4. Spirits & Demigods
- Immortals (Xian 仙):
- Humans who attained longevity or transcendence through cultivation (alchemy, ethics, discipline).
- Not demigods by birth; status achieved, not inherited.
- Examples: Eight Immortals (Baxian).
- Nature spirits:
- Mountains, rivers, forests possess spirits integrated into Daoist ritual life.
- Hybrid figures:
- Mythic beings combining animal, human, and cosmic traits.
- Boundary rule:
- Immortals do not mediate universal salvation.

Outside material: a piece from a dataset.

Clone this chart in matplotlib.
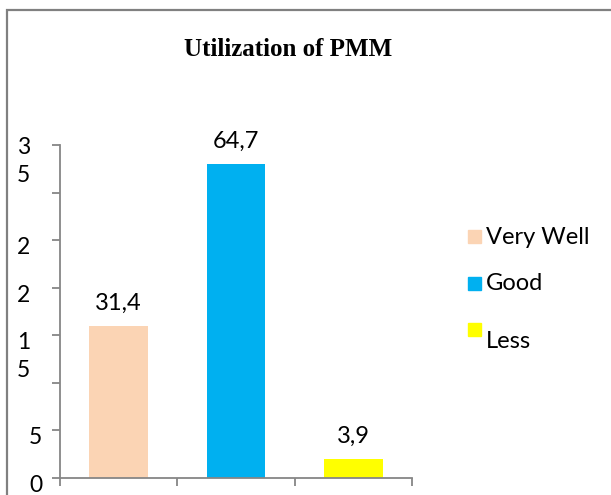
import matplotlib.pyplot as plt
from matplotlib.patches import Rectangle
from matplotlib.transforms import offset_copy

# data (bar height = number of answers, label = percent)
categories = ['Very Well', 'Good', 'Less']
counts = [16, 33, 2]
percent_labels = ['31,4', '64,7', '3,9']
colors = ['#FBD4B4', '#00B0F0', '#FFFF00']

ytick_vals = [0, 5, 10, 15, 20, 25, 30, 35]
ytick_text = ['0', '5', '', '1\n5', '2', '2', '', '3\n5']

W, H = 611, 495
label_font = 'Lato'

fig = plt.figure(figsize=(W / 100, H / 100), dpi=100)
ax = fig.add_axes([60 / W, 17 / H, 352 / W, 333 / H])

x = range(len(categories))
ax.bar(x, counts, width=0.5, color=colors)
ax.set_xlim(-0.5, 2.5)
ax.set_ylim(0, 35)

for s in ['top', 'right']:
    ax.spines[s].set_visible(False)
for s in ['left', 'bottom']:
    ax.spines[s].set_color('#868686')
    ax.spines[s].set_linewidth(1.3)

ax.set_xticks([-0.5, 0.5, 1.5, 2.5])
ax.set_xticklabels([])
ax.set_yticks(ytick_vals)
ax.set_yticklabels([])
ax.tick_params(axis='both', direction='out', length=5.5, width=1.3, color='#868686')

# odd wrapped tick labels, drawn by hand
ytr = ax.get_yaxis_transform()
for v, t in zip(ytick_vals, ytick_text):
    if not t:
        continue
    xpos = (17 - 60) / 352 if v >= 15 else (29 - 60) / 352
    tr = offset_copy(ytr, fig=fig, x=0, y=3 if v < 35 else 8, units='dots')
    ax.text(xpos, v, t, transform=tr, ha='left', va='top', fontsize=16.5,
            family=label_font, linespacing=1.4, clip_on=False)

# value labels
for xi, c, lab in zip(x, counts, percent_labels):
    ax.annotate(lab, (xi, c), xytext=(0, 8.5), textcoords='offset points',
                ha='center', va='bottom', fontsize=17, family=label_font)

fig.text(288.5 / W, 1 - 49 / H, 'Utilization of PMM', ha='center', va='center',
         fontsize=18, fontweight='bold', family='Liberation Serif')

# legend
for i, (name, col) in enumerate(zip(categories, colors)):
    cy = 236.5 + i * 46.5
    fig.add_artist(Rectangle((468 / W, 1 - (cy + 6.5) / H), 13 / W, 13 / H,
                             transform=fig.transFigure, color=col))
    ty = cy + (12 if name == 'Less' else 1)
    fig.text(486 / W, 1 - ty / H, name, ha='left', va='center',
             fontsize=17, family=label_font)

# outer frame of the figure box
fig.add_artist(Rectangle((6.5 / W, -0.2), 1.0, 1.2 - 9.5 / H, transform=fig.transFigure,
                         fill=False, edgecolor='#808080', linewidth=1.6))

fig.savefig('out.png', dpi=100)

- Power is limited, specific, and conditional.
5. Ancestors & the Dead
- Ancestor presence:
- Ancestors are remembered and honored, often within broader Chinese religious practice.
- Daoist role:
- Rituals address wandering souls, improper deaths, or unregistered spirits.
- Ancestors are not gods unless formally elevated.
- After-death status:
- Souls may ascend, descend, linger, or transform depending on ritual and moral conditions.
- Boundary distinction:
- Ancestors lack independent cosmic authority.
6. Opposing Forces
- No cosmic evil principle.
- Disruptive entities:
- Malevolent ghosts, demons, or unruly spirits arise from imbalance, neglect, or improper death.
- Function:
- Represent disorder, illness, misfortune, or moral imbalance.
- Management:
- Addressed through exorcism, talismans, registers, and ritual correction.
- Boundary rule:
- Disorder is correctable, not metaphysically rivalrous.
7. Hierarchies & Relations
- Celestial bureaucracy:
- Heaven structured as a multi-tiered administration with offices, ranks, and reporting chains.
- Patterns:
- Bureaucratic polytheism with animistic substrata.
- Relations:
- Deities answer upward; humans interact via priests, rites, petitions.
- Human–divine relation:
- Humans may ascend through cultivation; gods may descend through incarnation or possession.
- Structural principle:
- Order reflects harmonization, not domination.
8. Function in Practice
- Ritual engagement:
- Offerings, petitions, talismans, liturgies, registers, and communal rites.
- Invocation purposes:
- Healing, protection, longevity, exorcism, balance restoration, fate adjustment.
- Priestly mediation:
- Daoist specialists act as ritual technicians and bureaucratic intermediaries.
- Affective orientation:
- Respectful, pragmatic, corrective rather than devotional exclusivity.
- Boundary discipline:
- Aim is alignment with the Dao, not obedience to a supreme will.